Home EK and You Why winbacks aren’t actually good for consumers

Why winbacks aren’t actually good for consumers

What even are they?

Win-backs refer to when you decide to switch for a better deal, but then suddenly your old electricity retailer decides they love you after all and whip out an amazing deal to convince you not to leave. Sneaky aye? Why didn’t they love you before?

See, we think you should get the opportunity to choose between all the available plans, and that there shouldn’t be any secret plans that magically appear only when you decide to leave.

Imagine if your landlord charged you too much for years then when you go to move, they offered you a rent decrease to stay? You’d be gutted right? Why was I paying more before you would think? It’s the same house!

At Electric Kiwi, we believe in a fair deal for everyone, that’s why we publish all of our prices so our customers can see all the deals we offer. We have different plans, but they have different benefits, that’s fair, we don’t charge some people more and some less for exactly the same thing!

We are all for competition and innovation, and we totally understand that some people prefer different options, some might prefer different price plans, like paying in advance for a discount, committing to staying for an agreed term for a better rate or some might prefer the flexibility to leave the moment service doesn’t meet their expectations.
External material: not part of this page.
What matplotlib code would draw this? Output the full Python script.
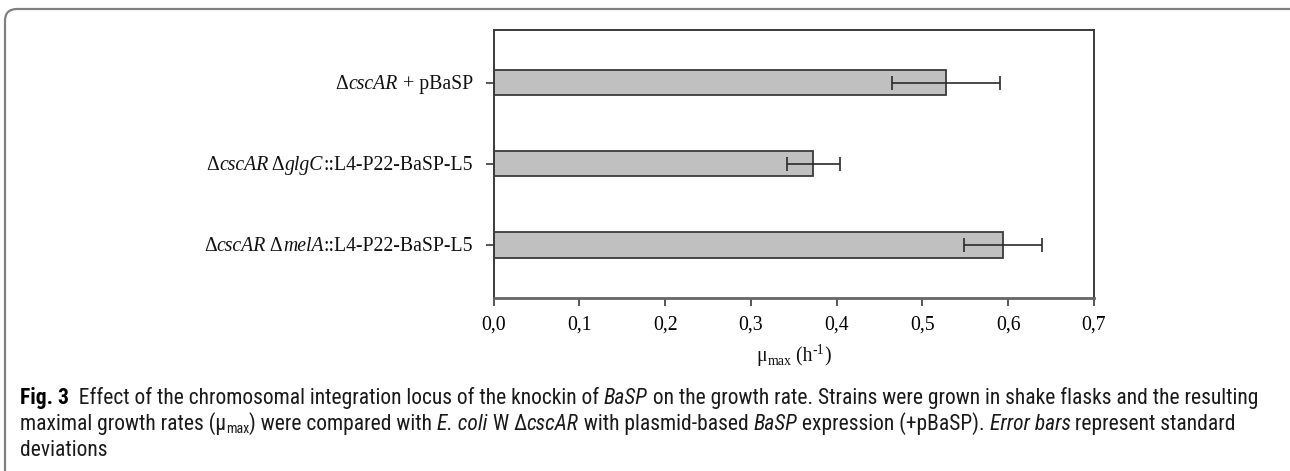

We think every price should have quid pro quo and should be published so that customers know their options all the time.

Transparency sucks said no one, ever right?

In the long term, there is an impact that we think is really unfair. You see, the losing retailer knows all about the customer that’s leaving, and they use that information to decide who gets what deal. This means that people who struggle to pay or have low usage might not ever get a winback, instead, their retailer will keep them on the highest rate they can until they leave.

As a result, according to EMI, there is a gap of $371 million dollars per year between the price kiwis pay and the best price in the market. We call this number a “loyalty tax” where loyal (or in reality less mobile consumers) pay more and subsidise those that switch or get offered better rates when they try.

We actually care about fairness, and we think that stinks.

Another impact in the long term is that it makes it really hard for competition – yeah like us – to thrive, because we end up competing and winning only the customers that the big guys let us have.

In NZ our market relies on the competition that retailers like us bring to the market, in order to keep the big guys honest. Without competition, there would be no win-back offers, and in fact, everyone would just get the rack rate the big guys advertise.

There are a few proof points we reckon are quite interesting. In telecommunications, winbacks do not occur because of the regulations. As a result, you will notice that for example prices for broadband are advertised in the media, because there are no secret prices, and there isn’t a big gap between the best rate and the rate most people are on. In general, if you pay less, it is because you use less, and that is much more fair.

Our advice?

If you switch to us or any other retailer and you receive a counter offer, only accept it if they agree to back date it to when you signed up with them because if they are offering you a better rate now, for the exact same plan, they have been ripping you off for ages.